I am new to the site and pellet grills and wanted some feedback. I am looking for a wood pellet grill in the $500-600 price range and have landed on Pit Boss. Also, I love the added feature of an open flame. Out of Pit Boss, I narrowed it down to the new Navigator 850 (1), Pro Series 820 (2), or Pro Series 1100 (3). I only added 1100 because I get a military discount, bringing me back to my price range. 

That said, I plan to upgrade the Pit Boss with the REC TEC controller. I can not find the controllers' prices or event the replacement controllers themselves on REC TEC websites or the interwebs. 

Does anyone know the REC TEC controller (RT-700, I think with the wifi capability)? 
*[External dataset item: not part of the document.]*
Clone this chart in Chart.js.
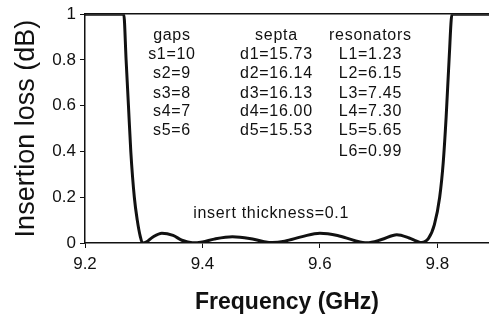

I can't justify the increased cost of REC TEC based on reviews and videos of Pit Boss. Also, REC TEC does not come with extra workspace, which drew me to the navigator 850. Thanks for your feedback!


----------



## kruizer (Oct 13, 2020)

Camp Chef also offers a military discount. All they need is a copy of your discharge form.


----------



## kruizer (Oct 13, 2020)

Welcome to SMF from Minnesota.


----------



## TNJAKE (Oct 13, 2020)

I have a pitboss Austin xl with well over 500 cooks on it. Never an issue. Sear flame slide is great. 5yr warranty. Don't discount pitboss because you saw a bad review. Take care of it and it will last. If you are limited to lowes because of the discount I'd do the pro 1100. My brother has the pro 820 and likes it alot. So it's about how much space you need. I'm a vet too so lowes gets alot of my business lol


----------



## mike243 (Oct 13, 2020)

PB has a new 1 out with a lot of nice features , wifi/blutooth PID controller 1008" , I love my Austin XL  but if I didn't have 1 I would take a good look at it


----------



## SlickRockStones (Oct 13, 2020)

Check with Brickseek for Austin XLs on clearance at Walmart. I got one a couple weeks ago.  It works great and the food tastes acceptably smokey.  $300-$350 in our area and they’re going fast.


----------